Prem-the-magnificent drove us from Agra to Delhi, which as the crow files is about 240km but on the “highway” took us almost six hours, in part because to get out of Agra we had to wend our way through streets like this:
and sometimes we had to pass trucks that looked like this:
or like this:
When we got back to Abu Dhabi, we all noticed that the streets seemed calmer, quieter, more manageable. Sure people still go 120km between stop-lights and signaling is a lost art, but at least inside the city limits, there aren’t any goats on the road.
And you know what I did yesterday? I drove. Me and my Abu Dhabi driver’s license got behind the wheel of a little white car and drove down the road.
Formula One, here I come.
Oh. My. God. I am forwarding this post to my husband! He will hear your pain! This is wonderful by the way – and I’m so glad your trip to India made driving in Abu Dhabi seem more possible! Good for you! I still have a hard time driving in Ireland and they don’t even have the “free right turn” lanes —> how scary is that?!
Love this! Thanks for sharing it with me, I had a giggle and so will my husband!
Oh, funny, but TRUE!!
When my family and I go to Costa Rica, we never get used to the bus drivers up those mountains.
DEATH WISHES…all of them, with Death wishes.
I once drove a big old snorting Range Rover from Blantyre, Malawi, to Monkey Bay on Lake Malawi. Just me and daughter Dora. The pavement at times looked like freshly troweled concrete, several lanes, smooth and firm for say, 20 k, then with no sign or warning of any kind, it would just end with a 4-6 inch drop into a rutted two-track. And no one slowed or stopped, they just flew off the lip of the pavement at full speed — it’s a freeway after all — clunked down in to the sand or dirt, swerved a bit and continued to barrel along until they lurched up over the lip of the next stretch of pavement, another 30 k down the road. Even the trucks, with maybe a wooden dory jutting up in the truck bed with a mound of men clinging to it, or to side slats and each other in the truck’s open back, did this without slowing. I never saw one fly off, but surely they must from time to time. I think they did slow down a bit when they went back up onto the next stretch of pavement, so at least there was that.

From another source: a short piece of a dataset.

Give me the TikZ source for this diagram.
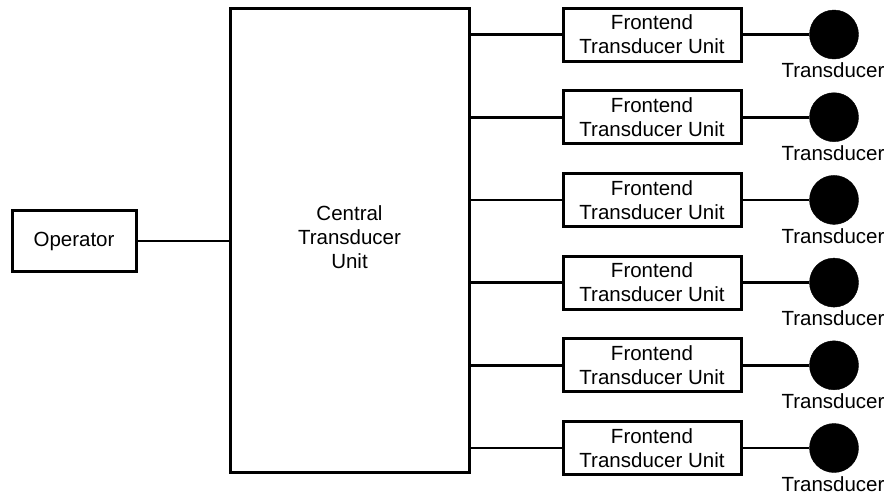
\documentclass[tikz,border=0pt]{standalone}
\usepackage{fontspec}
\setmainfont{Liberation Sans}
\begin{document}
\begin{tikzpicture}[x=1pt,y=-1pt,
  box/.style={draw=black, line width=3pt, fill=white, inner sep=0pt, align=center,
    font=\fontsize{20.5}{24}\selectfont},
  wire/.style={draw=black, line width=2.6pt},
  xdcr/.style={circle, fill=black, draw=black, minimum size=49pt, inner sep=0pt},
  lbl/.style={inner sep=0pt, font=\fontsize{20.5}{24}\selectfont}]
\useasboundingbox (0,0) rectangle (888,493);

% operator and central unit
\node[box, minimum width=124pt, minimum height=61pt] (op) at (74,241) {Operator};
\node[box, minimum width=239pt, minimum height=464pt] (cu) at (349.5,240)
  {\raisebox{4pt}{\begin{tabular}{@{}c@{}}Central\\Transducer\\Unit\end{tabular}}};
\draw[wire] (op.east) -- (op.east -| cu.west);

% six frontend units, each with its transducer
\foreach \i in {1,...,6} {
  \pgfmathsetmacro{\yy}{34.5 + (\i-1)*82.7}
  \node[box, minimum width=178pt, minimum height=53pt] (fe\i) at (652,\yy)
    {Frontend\\Transducer Unit};
  \node[xdcr] (td\i) at (834,\yy) {};
  \node[lbl] (tl\i) at (833,\yy+36) {Transducer};
  \draw[wire] (cu.east |- fe\i.west) -- (fe\i.west);
  \draw[wire] (fe\i.east) -- (td\i.west);
}
\end{tikzpicture}
\end{document}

We got delayed on the way back to Blantyre and even though I’d been warned, drove the last half hour or so in the dark. Here’s a curious concept, almost like the on-again-off-again pavement. They drive in the open country with their headlights off. There are no other lights. And they drive very very fast, and people are walking along the road in an endless stream with babies on their backs and bricks and boards and crates of chickens on their heads and you cannot see a thing. There is a car riding your bumper and if you slow down to let it pass, it doesn’t. And best of all, when an approaching car (that you haven’t seen) is a few car-lengths in front of you, the driver flicks the headlights on and off, on and off, totally blinding you if not inducing seizures, until it’s passed. We’d just utter single word profanities, scrunch up our faces and hope we were in approximately the right place to avoid a head on — or killing someone walking on the shoulder. The scrunch and swear method seemed to work because we did neither. But we were mighty glad it was only a half hour to home and that we were on the outskirts of the city so it wasn’t quite so dark.
Anyone know the death rate in places like this? I read somewhere that it’s very high in China, so it must be in India as well. At least in Malawi we didn’t have the same density because not that many people have cars. Small blessings.